=== YOUR GOAL ===
Copy the data exactly as it appears, and do not include any pictures.

>> start

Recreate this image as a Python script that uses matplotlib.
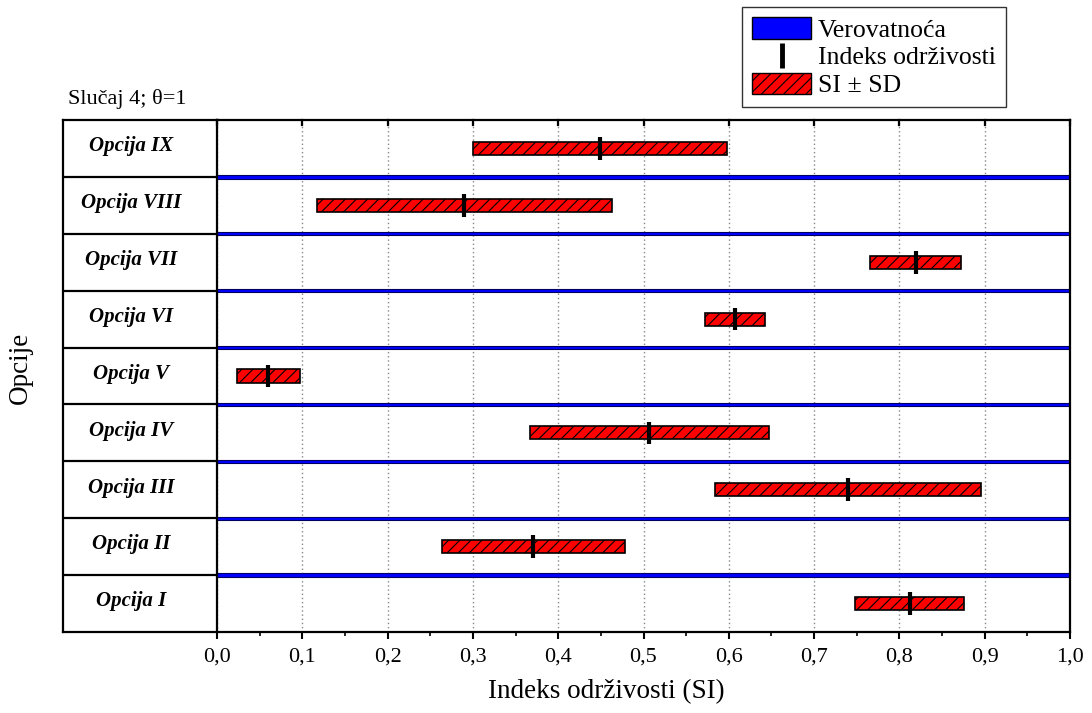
import matplotlib
matplotlib.use("Agg")
import matplotlib.pyplot as plt
from matplotlib.patches import Patch
from matplotlib.lines import Line2D
import numpy as np

plt.rcParams['font.family'] = ['Liberation Serif', 'DejaVu Serif']
plt.rcParams['hatch.linewidth'] = 0.8

# ---- data (bottom to top) ----
options = ["Opcija I", "Opcija II", "Opcija III", "Opcija IV", "Opcija V",
           "Opcija VI", "Opcija VII", "Opcija VIII", "Opcija IX"]
si = [0.812, 0.371, 0.740, 0.507, 0.060, 0.607, 0.819, 0.290, 0.449]
sd = [0.064, 0.107, 0.156, 0.140, 0.037, 0.035, 0.053, 0.173, 0.149]
prob = [1.0, 1.0, 1.0, 1.0, 1.0, 1.0, 1.0, 1.0, 1.0]
xticks = [0.0, 0.1, 0.2, 0.3, 0.4, 0.5, 0.6, 0.7, 0.8, 0.9, 1.0]
xticklabels = ["0,0", "0,1", "0,2", "0,3", "0,4", "0,5", "0,6", "0,7", "0,8", "0,9", "1,0"]

W, H = 1092, 713
fig = plt.figure(figsize=(W / 100, H / 100), dpi=100)

x0, x1, ytop, ybot = 217, 1070, 120, 632
lab = fig.add_axes([63 / W, (H - ybot) / H, (x0 - 63) / W, (ybot - ytop) / H])
ax = fig.add_axes([x0 / W, (H - ybot) / H, (x1 - x0) / W, (ybot - ytop) / H])
ax.patch.set_alpha(0)

n = len(options)
y = np.arange(n)

# probability bars (thin blue, on the boundary above each row; the top one
# coincides with the frame and is hidden there)
ax.barh(y[:-1] + 0.5, prob[:-1], left=0, height=0.06, color='#0000ff',
        edgecolor='#000060', linewidth=0.8, zorder=2)

# SI +- SD bars
left = np.array(si) - np.array(sd)
ax.barh(y, 2 * np.array(sd), left=left, height=0.23, color='#ff0000',
        edgecolor='black', hatch='///', linewidth=1.2, zorder=3)

# SI markers
ax.vlines(si, y - 0.2, y + 0.2, color='black', linewidth=3, zorder=4)

ax.set_xlim(0, 1.0)
ax.set_ylim(-0.5, n - 0.5)
ax.set_xticks(xticks)
ax.set_xticklabels(xticklabels, fontsize=16)
ax.set_xticks(np.arange(0.05, 1.0, 0.1), minor=True)
ax.set_yticks([])
ax.tick_params(axis='x', which='major', direction='out', length=5, width=1.5,
               pad=6, top=False)
ax.tick_params(axis='x', which='minor', direction='out', length=3, width=1.2, top=False)
# inward top ticks
for xt in xticks:
    ax.plot([xt, xt], [n - 0.5, n - 0.5 - 0.09], color='black', lw=1.6,
            clip_on=False, zorder=5)
ax.grid(axis='x', which='major', linestyle=(0, (1, 2)), color='#888888', linewidth=1.0)
ax.set_axisbelow(True)
for s in ax.spines.values():
    s.set_linewidth(1.6)
    s.set_zorder(6)

# label column
lab.set_xlim(0, 1)
lab.set_ylim(-0.5, n - 0.5)
lab.set_xticks([])
lab.set_yticks([])
for s in lab.spines.values():
    s.set_linewidth(1.6)
lab.spines['right'].set_visible(False)
lab.hlines(y[:-1] + 0.5, 0, 1.0, color='black', linewidth=1.6, clip_on=False)
for yi, name in zip(y, options):
    lab.text(0.44, yi + 0.04, name, ha='center', va='center', fontsize=15,
             fontweight='bold', fontstyle='italic')

fig.text(68 / W, 1 - 104 / H, "Slučaj 4; θ=1", fontsize=16, ha='left', va='baseline')
fig.text(606 / W, 1 - 692 / H, "Indeks održivosti (SI)", fontsize=19.5,
         ha='center', va='center')
fig.text(20 / W, 1 - 368 / H, "Opcije", fontsize=19.5, rotation=90,
         ha='center', va='center')

handles = [
    Patch(facecolor='#0000ff', edgecolor='black', linewidth=1.0),
    Line2D([], [], color='black', marker='|', markersize=18, markeredgewidth=3.5,
           linestyle='none'),
    Patch(facecolor='#ff0000', edgecolor='black', hatch='///', linewidth=1.0),
]
labels = ["Verovatnoća", "Indeks održivosti", "SI ± SD"]
leg = fig.legend(handles, labels, loc='upper left',
                 bbox_to_anchor=(742 / W, 1 - 7 / H), fontsize=18.5,
                 frameon=True, fancybox=False, edgecolor='black',
                 handlelength=2.3, handleheight=0.9, handletextpad=0.25,
                 labelspacing=0.12, borderpad=0.4, borderaxespad=0)
leg.get_frame().set_linewidth(1.0)

fig.savefig("out.png", dpi=100)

>> end

=== THE SOLUTION ===
Recreate this image as a Python script that uses matplotlib.
import matplotlib
matplotlib.use("Agg")
import matplotlib.pyplot as plt
from matplotlib.patches import Patch
from matplotlib.lines import Line2D
import numpy as np

plt.rcParams['font.family'] = ['Liberation Serif', 'DejaVu Serif']
plt.rcParams['hatch.linewidth'] = 0.8

# ---- data (bottom to top) ----
options = ["Opcija I", "Opcija II", "Opcija III", "Opcija IV", "Opcija V",
           "Opcija VI", "Opcija VII", "Opcija VIII", "Opcija IX"]
si = [0.812, 0.371, 0.740, 0.507, 0.060, 0.607, 0.819, 0.290, 0.449]
sd = [0.064, 0.107, 0.156, 0.140, 0.037, 0.035, 0.053, 0.173, 0.149]
prob = [1.0, 1.0, 1.0, 1.0, 1.0, 1.0, 1.0, 1.0, 1.0]
xticks = [0.0, 0.1, 0.2, 0.3, 0.4, 0.5, 0.6, 0.7, 0.8, 0.9, 1.0]
xticklabels = ["0,0", "0,1", "0,2", "0,3", "0,4", "0,5", "0,6", "0,7", "0,8", "0,9", "1,0"]

W, H = 1092, 713
fig = plt.figure(figsize=(W / 100, H / 100), dpi=100)

x0, x1, ytop, ybot = 217, 1070, 120, 632
lab = fig.add_axes([63 / W, (H - ybot) / H, (x0 - 63) / W, (ybot - ytop) / H])
ax = fig.add_axes([x0 / W, (H - ybot) / H, (x1 - x0) / W, (ybot - ytop) / H])
ax.patch.set_alpha(0)

n = len(options)
y = np.arange(n)

# probability bars (thin blue, on the boundary above each row; the top one
# coincides with the frame and is hidden there)
ax.barh(y[:-1] + 0.5, prob[:-1], left=0, height=0.06, color='#0000ff',
        edgecolor='#000060', linewidth=0.8, zorder=2)

# SI +- SD bars
left = np.array(si) - np.array(sd)
ax.barh(y, 2 * np.array(sd), left=left, height=0.23, color='#ff0000',
        edgecolor='black', hatch='///', linewidth=1.2, zorder=3)

# SI markers
ax.vlines(si, y - 0.2, y + 0.2, color='black', linewidth=3, zorder=4)

ax.set_xlim(0, 1.0)
ax.set_ylim(-0.5, n - 0.5)
ax.set_xticks(xticks)
ax.set_xticklabels(xticklabels, fontsize=16)
ax.set_xticks(np.arange(0.05, 1.0, 0.1), minor=True)
ax.set_yticks([])
ax.tick_params(axis='x', which='major', direction='out', length=5, width=1.5,
               pad=6, top=False)
ax.tick_params(axis='x', which='minor', direction='out', length=3, width=1.2, top=False)
# inward top ticks
for xt in xticks:
    ax.plot([xt, xt], [n - 0.5, n - 0.5 - 0.09], color='black', lw=1.6,
            clip_on=False, zorder=5)
ax.grid(axis='x', which='major', linestyle=(0, (1, 2)), color='#888888', linewidth=1.0)
ax.set_axisbelow(True)
for s in ax.spines.values():
    s.set_linewidth(1.6)
    s.set_zorder(6)

# label column
lab.set_xlim(0, 1)
lab.set_ylim(-0.5, n - 0.5)
lab.set_xticks([])
lab.set_yticks([])
for s in lab.spines.values():
    s.set_linewidth(1.6)
lab.spines['right'].set_visible(False)
lab.hlines(y[:-1] + 0.5, 0, 1.0, color='black', linewidth=1.6, clip_on=False)
for yi, name in zip(y, options):
    lab.text(0.44, yi + 0.04, name, ha='center', va='center', fontsize=15,
             fontweight='bold', fontstyle='italic')

fig.text(68 / W, 1 - 104 / H, "Slučaj 4; θ=1", fontsize=16, ha='left', va='baseline')
fig.text(606 / W, 1 - 692 / H, "Indeks održivosti (SI)", fontsize=19.5,
         ha='center', va='center')
fig.text(20 / W, 1 - 368 / H, "Opcije", fontsize=19.5, rotation=90,
         ha='center', va='center')

handles = [
    Patch(facecolor='#0000ff', edgecolor='black', linewidth=1.0),
    Line2D([], [], color='black', marker='|', markersize=18, markeredgewidth=3.5,
           linestyle='none'),
    Patch(facecolor='#ff0000', edgecolor='black', hatch='///', linewidth=1.0),
]
labels = ["Verovatnoća", "Indeks održivosti", "SI ± SD"]
leg = fig.legend(handles, labels, loc='upper left',
                 bbox_to_anchor=(742 / W, 1 - 7 / H), fontsize=18.5,
                 frameon=True, fancybox=False, edgecolor='black',
                 handlelength=2.3, handleheight=0.9, handletextpad=0.25,
                 labelspacing=0.12, borderpad=0.4, borderaxespad=0)
leg.get_frame().set_linewidth(1.0)

fig.savefig("out.png", dpi=100)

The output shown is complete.